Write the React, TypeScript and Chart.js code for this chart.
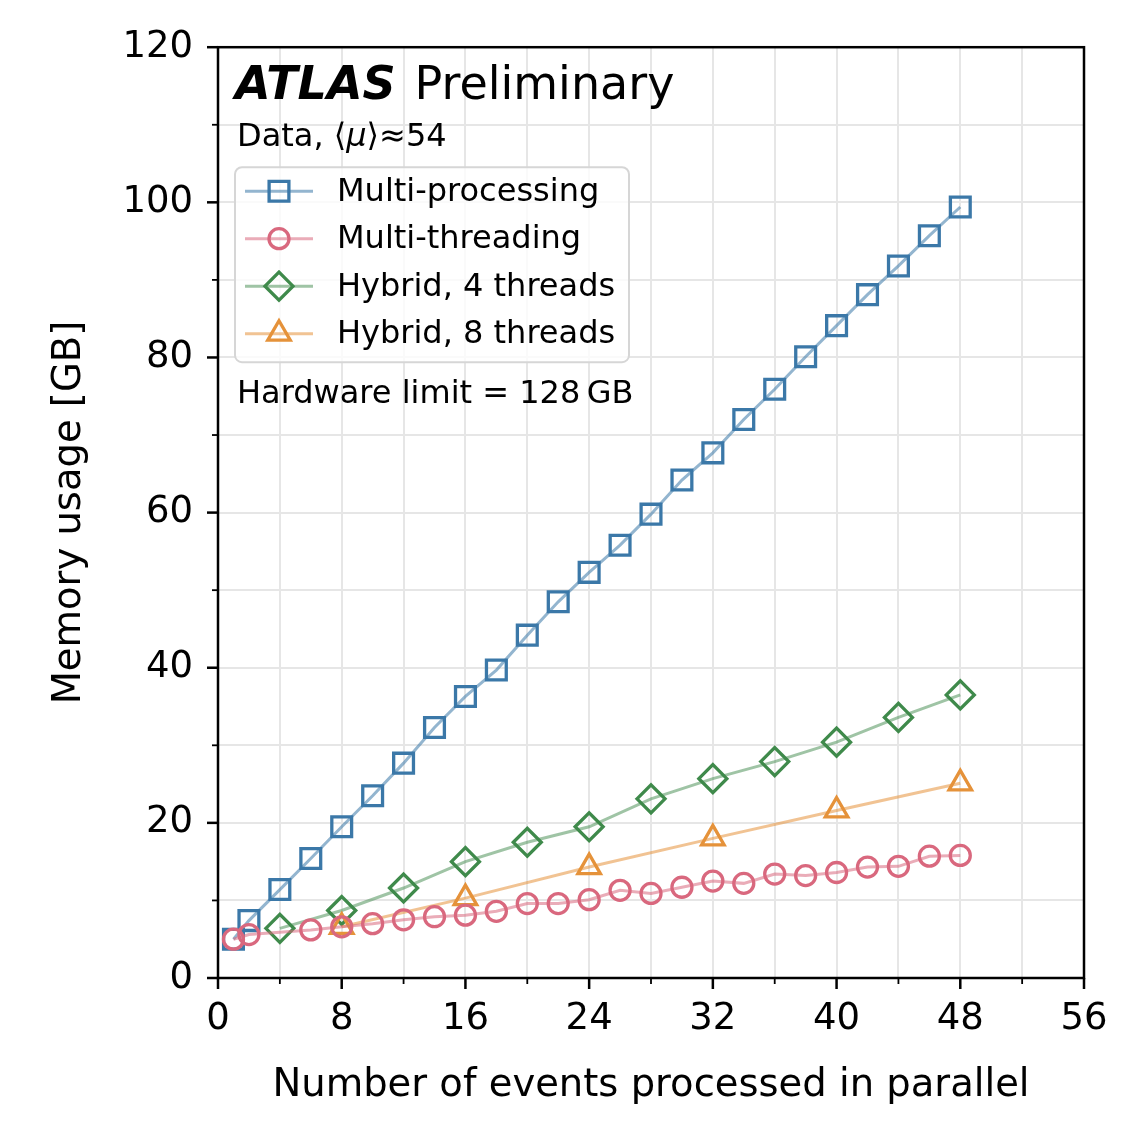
import { useEffect, useRef } from 'react';
import Chart from 'chart.js/auto';

// events processed in parallel (x) and memory usage in GB (y)
const mpEvents = [1, 2, 4, 6, 8, 10, 12, 14, 16, 18, 20, 22, 24, 26, 28, 30, 32, 34, 36, 38, 40, 42, 44, 46, 48];
const mpMemory = [5.0, 7.4, 11.4, 15.4, 19.5, 23.5, 27.7, 32.3, 36.3, 39.7, 44.2, 48.5, 52.3, 55.8, 59.8, 64.2, 67.7, 72.0, 75.9, 80.1, 84.1, 88.1, 91.8, 95.7, 99.4];

const mtEvents = [1, 2, 6, 8, 10, 12, 14, 16, 18, 20, 22, 24, 26, 28, 30, 32, 34, 36, 38, 40, 42, 44, 46, 48];
const mtMemory = [5.0, 5.6, 6.2, 6.6, 7.0, 7.5, 7.9, 8.1, 8.6, 9.6, 9.6, 10.1, 11.3, 10.9, 11.7, 12.5, 12.2, 13.4, 13.2, 13.6, 14.3, 14.4, 15.7, 15.8];

const hy4Events = [4, 8, 12, 16, 20, 24, 28, 32, 36, 40, 44, 48];
const hy4Memory = [6.4, 8.7, 11.6, 15.0, 17.5, 19.5, 23.1, 25.7, 27.9, 30.4, 33.6, 36.5];

const hy8Events = [8, 16, 24, 32, 40, 48];
const hy8Memory = [6.6, 10.3, 14.3, 18.0, 21.6, 25.1];

const seriesNames = ['Multi-processing', 'Multi-threading', 'Hybrid, 4 threads', 'Hybrid, 8 threads'];
const seriesColors = ['#3b78a8', '#d9687e', '#3f8a4b', '#e5923a'];
const seriesLines = ['rgba(59,120,168,0.55)', 'rgba(217,104,126,0.55)', 'rgba(63,138,75,0.5)', 'rgba(229,146,58,0.55)'];
const seriesMarkers = ['rect', 'circle', 'rectRot', 'triangle'];
const markerRadius = [14, 10, 14, 13];

const FONT = '"DejaVu Sans", "Liberation Sans", sans-serif';

const toPoints = (xs: number[], ys: number[]) => xs.map((x, i) => ({ x, y: ys[i] }));

// draws a hollow marker the same way the chart does
function drawMarker(ctx: CanvasRenderingContext2D, style: string, x: number, y: number, r: number) {
  ctx.beginPath();
  if (style === 'rect') {
    const s = Math.SQRT1_2 * r;
    ctx.rect(x - s, y - s, 2 * s, 2 * s);
  } else if (style === 'circle') {
    ctx.arc(x, y, r, 0, Math.PI * 2);
  } else if (style === 'rectRot') {
    ctx.moveTo(x - r, y);
    ctx.lineTo(x, y - r);
    ctx.lineTo(x + r, y);
    ctx.lineTo(x, y + r);
    ctx.closePath();
  } else {
    ctx.moveTo(x, y - r);
    ctx.lineTo(x + Math.sin(2 * Math.PI / 3) * r, y - Math.cos(2 * Math.PI / 3) * r);
    ctx.lineTo(x + Math.sin(4 * Math.PI / 3) * r, y - Math.cos(4 * Math.PI / 3) * r);
    ctx.closePath();
  }
  ctx.stroke();
}

const atlasDecor = {
  id: 'atlasDecor',
  afterDraw(chart: any) {
    const { ctx, chartArea: a, scales } = chart;
    ctx.save();

    // frame
    ctx.strokeStyle = '#000';
    ctx.lineWidth = 2.5;
    ctx.strokeRect(a.left, a.top, a.right - a.left, a.bottom - a.top);

    // major / minor tick marks (outward)
    ctx.lineCap = 'butt';
    for (let v = 0; v <= 56; v += 4) {
      const px = scales.x.getPixelForValue(v);
      const major = v % 8 === 0;
      ctx.lineWidth = major ? 2.5 : 1.8;
      ctx.beginPath();
      ctx.moveTo(px, a.bottom);
      ctx.lineTo(px, a.bottom + (major ? 11 : 6));
      ctx.stroke();
    }
    for (let v = 0; v <= 120; v += 10) {
      const py = scales.y.getPixelForValue(v);
      const major = v % 20 === 0;
      ctx.lineWidth = major ? 2.5 : 1.8;
      ctx.beginPath();
      ctx.moveTo(a.left, py);
      ctx.lineTo(a.left - (major ? 11 : 6), py);
      ctx.stroke();
    }

    // labels
    ctx.fillStyle = '#000';
    ctx.textBaseline = 'alphabetic';
    ctx.textAlign = 'left';
    const tx = a.left + 17;
    ctx.font = `italic bold 46px ${FONT}`;
    ctx.fillText('ATLAS', tx, a.top + 52);
    const atlasW = ctx.measureText('ATLAS').width;
    ctx.font = `46px ${FONT}`;
    ctx.fillText('Preliminary', tx + atlasW + 19, a.top + 52);

    ctx.font = `32px ${FONT}`;
    let cx = tx + 2;
    const dataY = a.top + 99;
    ctx.fillText('Data, \u27e8', cx, dataY);
    cx += ctx.measureText('Data, \u27e8').width;
    ctx.font = `italic 32px ${FONT}`;
    ctx.fillText('\u03bc', cx, dataY);
    cx += ctx.measureText('\u03bc').width;
    ctx.font = `32px ${FONT}`;
    ctx.fillText('\u27e9\u224854', cx, dataY);

    ctx.fillText('Hardware limit = 128\u2009GB', tx + 2, a.top + 356);

    // legend box
    const lx = a.left + 17, ly = a.top + 120, lw = 394, lh = 195;
    ctx.beginPath();
    ctx.roundRect(lx, ly, lw, lh, 7);
    ctx.fillStyle = 'rgba(255,255,255,0.8)';
    ctx.fill();
    ctx.strokeStyle = '#d6d6d6';
    ctx.lineWidth = 2;
    ctx.stroke();

    ctx.textBaseline = 'middle';
    seriesNames.forEach((name, i) => {
      const ry = ly + 24 + i * 47.5;
      ctx.strokeStyle = seriesLines[i];
      ctx.lineWidth = 3;
      ctx.beginPath();
      ctx.moveTo(lx + 10, ry);
      ctx.lineTo(lx + 78, ry);
      ctx.stroke();
      ctx.strokeStyle = seriesColors[i];
      ctx.lineWidth = 3.3;
      drawMarker(ctx, seriesMarkers[i], lx + 44, ry, markerRadius[i]);
      ctx.fillStyle = '#000';
      ctx.font = `32px ${FONT}`;
      ctx.fillText(name, lx + 102, ry + 1);
    });

    ctx.restore();
  },
};

const MemoryChart = () => {
  const canvasRef = useRef<HTMLCanvasElement>(null);

  useEffect(() => {
    document.body.style.margin = '0';
    if (!canvasRef.current) return;
    Chart.defaults.font.family = FONT;

    const sets = [
      toPoints(mpEvents, mpMemory),
      toPoints(mtEvents, mtMemory),
      toPoints(hy4Events, hy4Memory),
      toPoints(hy8Events, hy8Memory),
    ];
    const drawOrder = [3, 0, 2, 1];

    const chart = new Chart(canvasRef.current, {
      type: 'scatter',
      data: {
        datasets: sets.map((data, i) => ({
          label: seriesNames[i],
          data,
          showLine: true,
          order: drawOrder[i],
          borderColor: seriesLines[i],
          borderWidth: 3,
          pointStyle: seriesMarkers[i] as any,
          pointRadius: markerRadius[i],
          pointBorderColor: seriesColors[i],
          pointBackgroundColor: 'rgba(0,0,0,0)',
          pointBorderWidth: 3.3,
          pointHoverRadius: markerRadius[i],
        })),
      },
      plugins: [atlasDecor],
      options: {
        animation: false,
        responsive: true,
        maintainAspectRatio: false,
        events: [],
        layout: { padding: { top: 45, right: 62, left: 0, bottom: 0 } },
        plugins: {
          legend: { display: false },
          tooltip: { enabled: false },
        },
        scales: {
          x: {
            type: 'linear',
            min: 0,
            max: 56,
            afterFit: (s: any) => { s.height = 144; },
            border: { display: false },
            grid: { color: '#e6e6e6', lineWidth: 2, drawTicks: false },
            ticks: {
              stepSize: 4,
              autoSkip: false,
              maxRotation: 0,
              padding: 19,
              color: '#000',
              font: { size: 37 },
              callback: (v: any) => (Number(v) % 8 === 0 ? String(v) : ''),
            },
            title: {
              display: true,
              text: 'Number of events processed in parallel',
              color: '#000',
              font: { size: 38.5 },
              padding: { top: 0, bottom: 13 },
            },
          },
          y: {
            type: 'linear',
            min: 0,
            max: 120,
            afterFit: (s: any) => { s.width = 218; },
            border: { display: false },
            grid: { color: '#e6e6e6', lineWidth: 2, drawTicks: false },
            ticks: {
              stepSize: 10,
              autoSkip: false,
              padding: 25,
              color: '#000',
              font: { size: 37 },
              callback: (v: any) => (Number(v) % 20 === 0 ? String(v) : ''),
            },
            title: {
              display: true,
              text: 'Memory usage [GB]',
              color: '#000',
              font: { size: 38.5 },
              padding: { top: 47, bottom: 0 },
            },
          },
        },
      },
    });

    return () => {
      chart.destroy();
    };
  }, []);

  return (
    <div style={{ width: 1146, height: 1122, position: 'relative', background: '#fff' }}>
      <canvas ref={canvasRef}></canvas>
    </div>
  );
};

export default function App() {
  return <MemoryChart />;
}
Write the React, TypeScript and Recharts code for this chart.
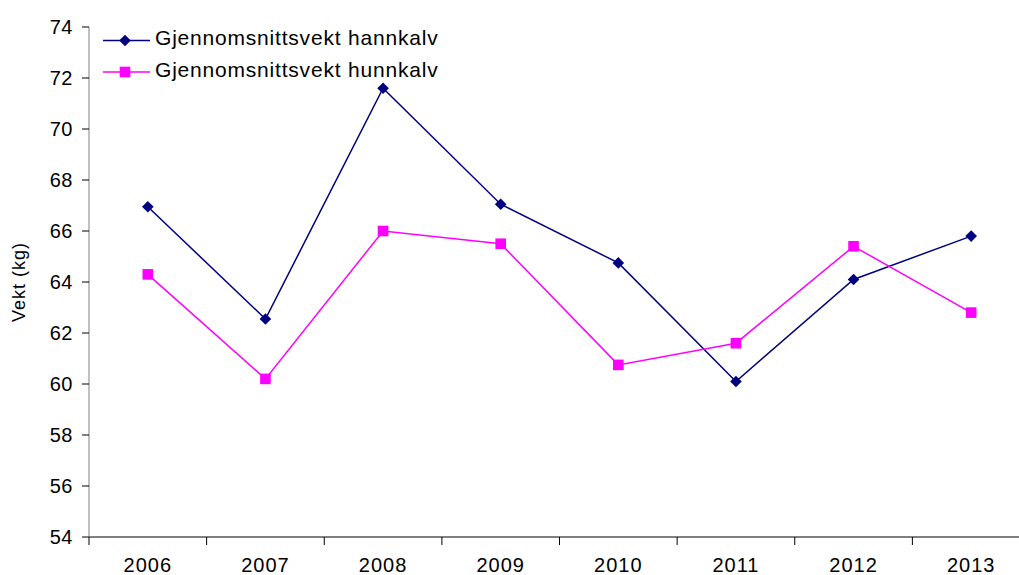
import React from "react";
import { LineChart, Line, XAxis, YAxis } from "recharts";

const years = ["2006", "2007", "2008", "2009", "2010", "2011", "2012", "2013"];
const hannkalv = [66.95, 62.55, 71.6, 67.05, 64.75, 60.1, 64.1, 65.8];
const hunnkalv = [64.3, 60.2, 66.0, 65.5, 60.75, 61.6, 65.4, 62.8];
const yTicks = [54, 56, 58, 60, 62, 64, 66, 68, 70, 72, 74];

const HANN = "#000080";
const HUNN = "#FF00FF";
const FONT = "'Liberation Sans', Arial, sans-serif";

const PLOT_W = 941;
const BAND = PLOT_W / years.length;
const X_TICK_MARGIN = 21;

const data = years.map((year, i) => ({
  year,
  hann: hannkalv[i],
  hunn: hunnkalv[i],
}));

const Diamond = (props: any) => {
  const { cx, cy } = props;
  if (cx == null || cy == null) return null;
  const r = 5.8;
  return <path d={`M${cx},${cy - r}L${cx + r},${cy}L${cx},${cy + r}L${cx - r},${cy}Z`} fill={HANN} />;
};

const Square = (props: any) => {
  const { cx, cy } = props;
  if (cx == null || cy == null) return null;
  const r = 5.3;
  return <rect x={cx - r} y={cy - r} width={r * 2} height={r * 2} fill={HUNN} />;
};

// category label centred in its band, tick marks on the band edges
const XTick = (props: any) => {
  const { x, y, payload, index } = props;
  const axisY = y - X_TICK_MARGIN;
  const last = index === years.length - 1;
  return (
    <g>
      <line x1={x - BAND / 2} y1={axisY} x2={x - BAND / 2} y2={axisY + 8} stroke="#000" />
      {last && <line x1={x + BAND / 2} y1={axisY} x2={x + BAND / 2} y2={axisY + 8} stroke="#000" />}
      <text x={x} y={y} dy="0.71em" textAnchor="middle" fontSize={20} letterSpacing={1} fill="#000" fontFamily={FONT}>
        {payload.value}
      </text>
    </g>
  );
};

const LegendBox = () => (
  <svg width={380} height={70} style={{ position: "absolute", left: 100, top: 27 }}>
    <line x1={3} y1={13.5} x2={50} y2={13.5} stroke={HANN} strokeWidth={1.5} />
    <Diamond cx={25} cy={13.5} />
    <text x={55} y={18} fontSize={21} letterSpacing={0.8} fill="#000" fontFamily={FONT}>
      Gjennomsnittsvekt hannkalv
    </text>
    <line x1={3} y1={45} x2={50} y2={45} stroke={HUNN} strokeWidth={1.5} />
    <Square cx={25} cy={45} />
    <text x={55} y={50} fontSize={21} letterSpacing={0.8} fill="#000" fontFamily={FONT}>
      Gjennomsnittsvekt hunnkalv
    </text>
  </svg>
);

export default function App() {
  return (
    <div style={{ position: "absolute", left: 0, top: 0, width: 1019, height: 575, background: "#fff", fontFamily: FONT, overflow: "hidden" }}>
      <LineChart width={1019} height={575} data={data} margin={{ top: 27, right: -11, bottom: 0, left: 0 }}>
        <XAxis
          dataKey="year"
          axisLine={{ stroke: "#000" }}
          tick={<XTick />}
          tickLine={false}
          tickSize={0}
          tickMargin={X_TICK_MARGIN}
          height={38}
          interval={0}
          padding={{ left: BAND / 2, right: BAND / 2 }}
        />
        <YAxis
          domain={[54, 74]}
          ticks={yTicks}
          stroke="#808080"
          tick={{ fill: "#000", fontSize: 20, letterSpacing: 0.5 }}
          tickLine={{ stroke: "#000" }}
          tickSize={7}
          tickMargin={9}
          width={89}
          interval={0}
          label={{ value: "Vekt (kg)", angle: -90, position: "insideLeft", offset: 19, style: { fill: "#000", fontSize: 18, letterSpacing: 1, textAnchor: "middle" } }}
        />
        <Line dataKey="hann" stroke={HANN} strokeWidth={1.5} dot={<Diamond />} activeDot={false} isAnimationActive={false} />
        <Line dataKey="hunn" stroke={HUNN} strokeWidth={1.5} dot={<Square />} activeDot={false} isAnimationActive={false} />
      </LineChart>
      <LegendBox />
    </div>
  );
}
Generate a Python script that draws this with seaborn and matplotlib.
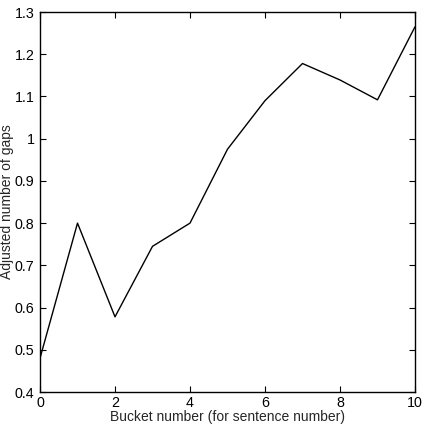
import seaborn as sns
import pandas as pd
import matplotlib.pyplot as plt

bucket = [0, 1, 2, 3, 4, 5, 6, 7, 8, 9, 10]
gaps = [0.48, 0.80, 0.578, 0.745, 0.80, 0.975, 1.09, 1.178, 1.139, 1.092, 1.265]

xticks = [0, 2, 4, 6, 8, 10]
yticks = [0.4, 0.5, 0.6, 0.7, 0.8, 0.9, 1.0, 1.1, 1.2, 1.3]
yticklabels = ['0.4', '0.5', '0.6', '0.7', '0.8', '0.9', '1', '1.1', '1.2', '1.3']

df = pd.DataFrame({'bucket': bucket, 'gaps': gaps})

sns.set_style('ticks')
plt.rcParams['font.family'] = ['Liberation Sans', 'DejaVu Sans']

fig = plt.figure(figsize=(4.22, 4.30), dpi=100)
ax = fig.add_axes([40 / 422, 1 - 392 / 430, 375 / 422, 380 / 430])

sns.lineplot(data=df, x='bucket', y='gaps', color='black', linewidth=1, ax=ax)

ax.set_xlim(0, 10)
ax.set_ylim(0.4, 1.3)
ax.set_xticks(xticks)
ax.set_yticks(yticks)
ax.set_yticklabels(yticklabels)
ax.tick_params(direction='in', top=True, right=True, length=4, width=0.8,
               labelsize=10.3, colors='black')
ax.tick_params(axis='x', pad=3)
ax.tick_params(axis='y', pad=4)
for s in ax.spines.values():
    s.set_linewidth(1)
    s.set_color('black')

ax.set_xlabel('Bucket number (for sentence number)', fontsize=10, labelpad=0)
ax.set_ylabel('Adjusted number of gaps', fontsize=10)
ax.yaxis.set_label_coords(-26 / 375, 0.5)

fig.savefig('out.png', dpi=100)
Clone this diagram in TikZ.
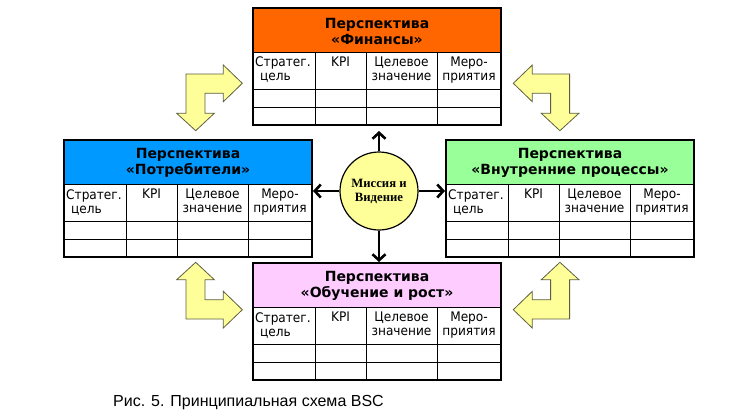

Required work » Without the pictures, copy the entries from their first line through the line containing "const toPoints = (xs: number[], ys: number[])", and only those lines.

The answer »
Write the React, TypeScript and Chart.js code for this chart.
import { useEffect, useRef } from 'react';
import Chart from 'chart.js/auto';

// events processed in parallel (x) and memory usage in GB (y)
const mpEvents = [1, 2, 4, 6, 8, 10, 12, 14, 16, 18, 20, 22, 24, 26, 28, 30, 32, 34, 36, 38, 40, 42, 44, 46, 48];
const mpMemory = [5.0, 7.4, 11.4, 15.4, 19.5, 23.5, 27.7, 32.3, 36.3, 39.7, 44.2, 48.5, 52.3, 55.8, 59.8, 64.2, 67.7, 72.0, 75.9, 80.1, 84.1, 88.1, 91.8, 95.7, 99.4];

const mtEvents = [1, 2, 6, 8, 10, 12, 14, 16, 18, 20, 22, 24, 26, 28, 30, 32, 34, 36, 38, 40, 42, 44, 46, 48];
const mtMemory = [5.0, 5.6, 6.2, 6.6, 7.0, 7.5, 7.9, 8.1, 8.6, 9.6, 9.6, 10.1, 11.3, 10.9, 11.7, 12.5, 12.2, 13.4, 13.2, 13.6, 14.3, 14.4, 15.7, 15.8];

const hy4Events = [4, 8, 12, 16, 20, 24, 28, 32, 36, 40, 44, 48];
const hy4Memory = [6.4, 8.7, 11.6, 15.0, 17.5, 19.5, 23.1, 25.7, 27.9, 30.4, 33.6, 36.5];

const hy8Events = [8, 16, 24, 32, 40, 48];
const hy8Memory = [6.6, 10.3, 14.3, 18.0, 21.6, 25.1];

const seriesNames = ['Multi-processing', 'Multi-threading', 'Hybrid, 4 threads', 'Hybrid, 8 threads'];
const seriesColors = ['#3b78a8', '#d9687e', '#3f8a4b', '#e5923a'];
const seriesLines = ['rgba(59,120,168,0.55)', 'rgba(217,104,126,0.55)', 'rgba(63,138,75,0.5)', 'rgba(229,146,58,0.55)'];
const seriesMarkers = ['rect', 'circle', 'rectRot', 'triangle'];
const markerRadius = [14, 10, 14, 13];

const FONT = '"DejaVu Sans", "Liberation Sans", sans-serif';

const toPoints = (xs: number[], ys: number[]) => xs.map((x, i) => ({ x, y: ys[i] }));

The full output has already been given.